What Do You Want?
What do you want? This is often a question that is more easily asked than answered.
If you are like most people, you know what you don’t want, more than what you do want. When an individual or team is first asked this question in our workshops, it is not unusual to get a “deer in the headlights” look—there’s an empty stare. Why? Because our problem-focused world, and problem-focused minds, are skilled at focusing on what we don’t want and don’t like.
This just may be the most important question you will ever ask yourself, another person, or a team. Answering it activates the shift from a Problem to an Outcome Orientation.
When entrenched in the problem-focused Victim Orientation, it is common to look at what you don’t like because they are “problems” you are facing. This keeps you entrenched in the Dreaded Drama Triangle (DDT) as you feel like a Victim to the problem(s).
Equally true, if you focus on all that is wrong in your life, anxious and heavy feelings emerge, which drains your creative time and energy. If, however, you focus on what you really want, positive emotions will arise. It is positive emotions that give you energy to take one Baby Step at a time and begin manifesting what you want in your life and work.
Asking yourself, “What do I want?” as you reflect on your relationships with co-workers, work projects, and your family will help you practice asking it of yourself when facing the larger questions in life. This all-important “shift” helps you move toward the Creator role that is foundational to TED* (* The Empowerment Dynamic)®.
This is also an important question to ask others, individually or as a group (i.e., “What do you want?” or “What do we want?”).
Many people answer that what they want is to just have the problem go away. They will engage in various reactive behaviors, be they “fight, flight, freeze, or appease.” But here’s the thing: wanting the problem to go away is still focusing on what you don’t want!
An “I want” statement includes what you care about, is aspirational, and omits any reference to what you don’t want (your complaint). Answering it in outcome-oriented language taps into your passion—the Inner State of the Creator Orientation.
Additional questions such as “What do I care about?” or “What is important to me?” also support your Creator mindset. It may take time to identify, clarify, and practice speaking to outcomes and what you want. It can feel unfamiliar, even awkward. With practice it becomes a transformational way to live.

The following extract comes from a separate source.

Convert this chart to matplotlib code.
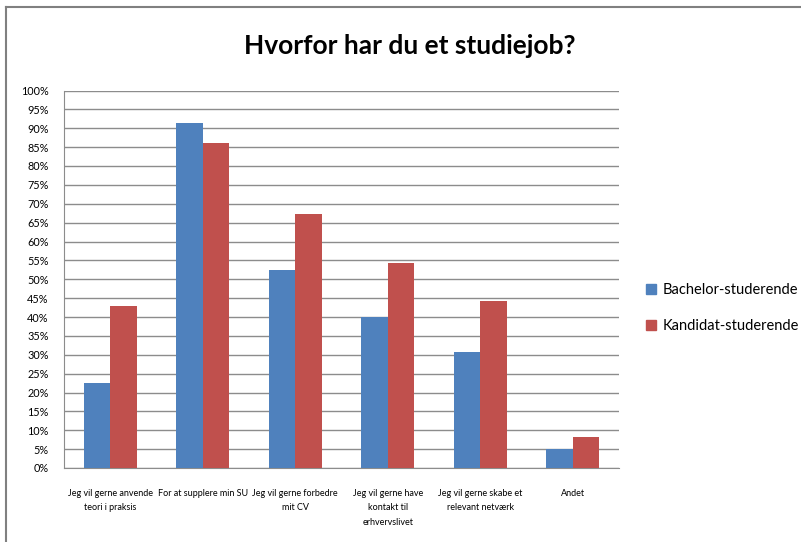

Here are some questions to ask yourself in order to shift from a problem focus to what you really want:
- “If the problem that is currently staring me in the face was suddenly solved, what would it allow me to do, be, or have?”
- “What would I want to do, be, or have if I knew I could not fail?”
- “If I had my desired outcome, how would I know it? What would it look like, what would I say, see, or feel? What would I hear others say?”
- “If what I want was suddenly to manifest, would I take it? Would I say ‘yes!’?”
It is an incredible experience to go inside yourself and say “yes!” to what you want. When you are able to answer the question, “What do I want?” you will be living more consistently as a Creator focused on outcomes that have heart and meaning for your life and work.